Start of PROVIDED ENTRIES
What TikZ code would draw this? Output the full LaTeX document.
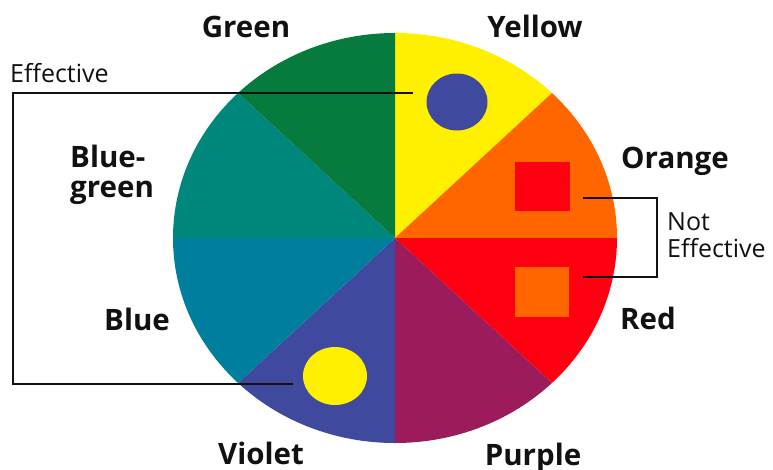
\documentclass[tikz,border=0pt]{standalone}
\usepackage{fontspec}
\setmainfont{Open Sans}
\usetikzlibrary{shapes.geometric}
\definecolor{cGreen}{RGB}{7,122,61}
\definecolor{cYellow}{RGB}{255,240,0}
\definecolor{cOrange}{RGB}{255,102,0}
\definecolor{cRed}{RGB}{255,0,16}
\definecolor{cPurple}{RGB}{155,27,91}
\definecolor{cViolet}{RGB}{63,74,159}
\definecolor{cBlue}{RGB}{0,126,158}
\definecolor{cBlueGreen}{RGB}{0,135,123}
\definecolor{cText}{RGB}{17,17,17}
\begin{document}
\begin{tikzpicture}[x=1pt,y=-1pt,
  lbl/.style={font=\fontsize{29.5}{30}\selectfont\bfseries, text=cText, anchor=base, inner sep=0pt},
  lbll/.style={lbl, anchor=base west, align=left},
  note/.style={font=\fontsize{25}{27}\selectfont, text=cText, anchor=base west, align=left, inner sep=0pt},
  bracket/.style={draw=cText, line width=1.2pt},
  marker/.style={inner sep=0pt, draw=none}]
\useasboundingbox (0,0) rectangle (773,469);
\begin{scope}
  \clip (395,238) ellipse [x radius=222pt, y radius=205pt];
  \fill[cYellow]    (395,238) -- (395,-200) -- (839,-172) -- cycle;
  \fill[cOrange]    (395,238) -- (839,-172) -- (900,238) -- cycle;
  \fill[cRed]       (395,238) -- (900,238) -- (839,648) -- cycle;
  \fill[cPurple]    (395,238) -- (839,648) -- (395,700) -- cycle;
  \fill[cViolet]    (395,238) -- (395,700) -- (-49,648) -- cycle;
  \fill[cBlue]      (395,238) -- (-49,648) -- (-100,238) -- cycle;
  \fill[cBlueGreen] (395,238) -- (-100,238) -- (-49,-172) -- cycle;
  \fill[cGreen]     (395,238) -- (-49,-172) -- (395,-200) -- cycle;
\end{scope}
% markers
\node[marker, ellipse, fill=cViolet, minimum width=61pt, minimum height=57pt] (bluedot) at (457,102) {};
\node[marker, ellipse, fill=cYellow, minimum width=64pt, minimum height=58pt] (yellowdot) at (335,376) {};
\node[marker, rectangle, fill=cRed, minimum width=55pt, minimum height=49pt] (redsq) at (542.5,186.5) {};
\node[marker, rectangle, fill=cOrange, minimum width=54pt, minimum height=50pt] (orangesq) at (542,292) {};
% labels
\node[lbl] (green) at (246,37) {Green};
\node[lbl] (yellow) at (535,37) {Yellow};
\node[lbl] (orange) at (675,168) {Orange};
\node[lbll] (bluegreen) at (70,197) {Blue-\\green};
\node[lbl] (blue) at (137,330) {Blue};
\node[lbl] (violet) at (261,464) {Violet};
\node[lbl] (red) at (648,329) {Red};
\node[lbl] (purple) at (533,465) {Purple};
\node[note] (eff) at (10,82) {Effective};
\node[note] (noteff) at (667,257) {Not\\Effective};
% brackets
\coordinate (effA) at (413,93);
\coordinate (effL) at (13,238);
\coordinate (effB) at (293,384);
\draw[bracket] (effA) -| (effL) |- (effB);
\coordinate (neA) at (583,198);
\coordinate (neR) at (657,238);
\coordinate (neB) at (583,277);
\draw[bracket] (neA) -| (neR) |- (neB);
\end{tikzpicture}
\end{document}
End of PROVIDED ENTRIES
Start of PROVIDED ENTRIES
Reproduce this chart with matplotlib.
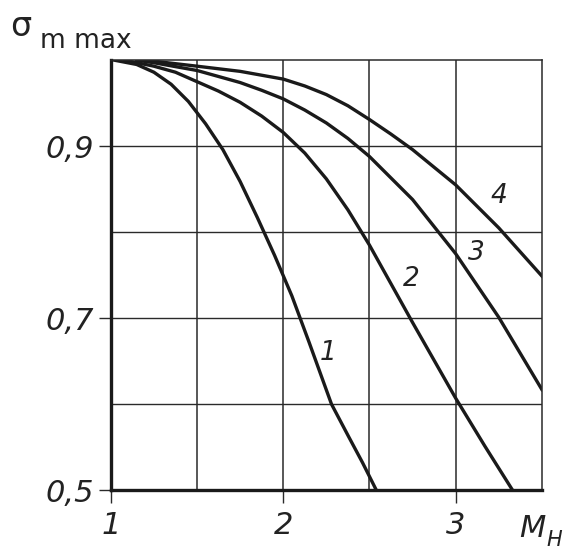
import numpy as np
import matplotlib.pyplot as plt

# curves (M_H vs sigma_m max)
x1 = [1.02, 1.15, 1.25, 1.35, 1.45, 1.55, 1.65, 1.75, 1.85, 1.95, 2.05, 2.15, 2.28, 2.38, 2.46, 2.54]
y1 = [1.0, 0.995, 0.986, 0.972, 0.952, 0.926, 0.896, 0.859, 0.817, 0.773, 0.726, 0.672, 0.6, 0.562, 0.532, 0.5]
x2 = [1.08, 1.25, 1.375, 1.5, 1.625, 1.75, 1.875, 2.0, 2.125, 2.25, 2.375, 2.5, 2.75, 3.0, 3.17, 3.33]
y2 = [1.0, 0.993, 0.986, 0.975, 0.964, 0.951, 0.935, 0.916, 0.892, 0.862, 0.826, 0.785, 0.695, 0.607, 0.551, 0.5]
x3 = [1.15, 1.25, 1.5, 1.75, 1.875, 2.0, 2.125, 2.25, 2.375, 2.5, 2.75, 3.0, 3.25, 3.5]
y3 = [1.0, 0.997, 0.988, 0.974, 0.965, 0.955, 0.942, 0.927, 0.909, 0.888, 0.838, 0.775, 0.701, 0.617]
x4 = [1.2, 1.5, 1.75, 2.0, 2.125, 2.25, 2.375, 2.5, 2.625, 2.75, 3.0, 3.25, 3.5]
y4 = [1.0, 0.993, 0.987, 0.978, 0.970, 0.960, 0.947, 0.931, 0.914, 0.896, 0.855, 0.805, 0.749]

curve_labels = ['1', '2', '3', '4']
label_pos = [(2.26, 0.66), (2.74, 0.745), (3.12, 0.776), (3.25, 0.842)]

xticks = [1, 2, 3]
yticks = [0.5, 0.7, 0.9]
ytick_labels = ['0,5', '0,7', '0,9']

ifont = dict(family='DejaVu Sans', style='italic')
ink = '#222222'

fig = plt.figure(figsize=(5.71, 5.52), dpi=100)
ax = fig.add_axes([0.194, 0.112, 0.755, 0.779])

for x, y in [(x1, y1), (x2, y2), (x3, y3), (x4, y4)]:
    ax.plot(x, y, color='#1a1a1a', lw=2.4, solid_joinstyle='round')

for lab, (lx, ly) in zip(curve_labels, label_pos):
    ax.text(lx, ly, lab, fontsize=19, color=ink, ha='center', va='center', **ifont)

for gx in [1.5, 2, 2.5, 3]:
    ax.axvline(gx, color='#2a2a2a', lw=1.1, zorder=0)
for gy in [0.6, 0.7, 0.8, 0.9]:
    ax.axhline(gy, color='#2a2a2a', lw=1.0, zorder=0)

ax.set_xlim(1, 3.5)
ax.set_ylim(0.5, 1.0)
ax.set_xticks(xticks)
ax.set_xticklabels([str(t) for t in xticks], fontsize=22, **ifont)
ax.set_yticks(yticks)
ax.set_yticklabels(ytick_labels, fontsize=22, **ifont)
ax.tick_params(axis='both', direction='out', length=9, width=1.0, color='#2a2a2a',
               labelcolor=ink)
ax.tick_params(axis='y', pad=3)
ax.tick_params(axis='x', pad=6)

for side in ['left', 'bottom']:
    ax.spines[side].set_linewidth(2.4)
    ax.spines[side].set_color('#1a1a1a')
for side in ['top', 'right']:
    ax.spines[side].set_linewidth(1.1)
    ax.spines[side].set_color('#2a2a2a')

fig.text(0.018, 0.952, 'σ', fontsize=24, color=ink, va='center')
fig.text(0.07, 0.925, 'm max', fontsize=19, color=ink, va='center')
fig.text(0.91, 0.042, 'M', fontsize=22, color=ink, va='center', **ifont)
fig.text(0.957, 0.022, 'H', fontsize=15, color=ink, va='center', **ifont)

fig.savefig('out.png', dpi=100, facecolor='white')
End of PROVIDED ENTRIES
DESCRIPTION OF THE TASK:
Without any pictures, set down the lines from the one holding "Reproduce this chart with matplotlib." through the one holding "import matplotlib.pyplot as plt".

COMPLETE OUTPUT:
Reproduce this chart with matplotlib.
import numpy as np
import matplotlib.pyplot as plt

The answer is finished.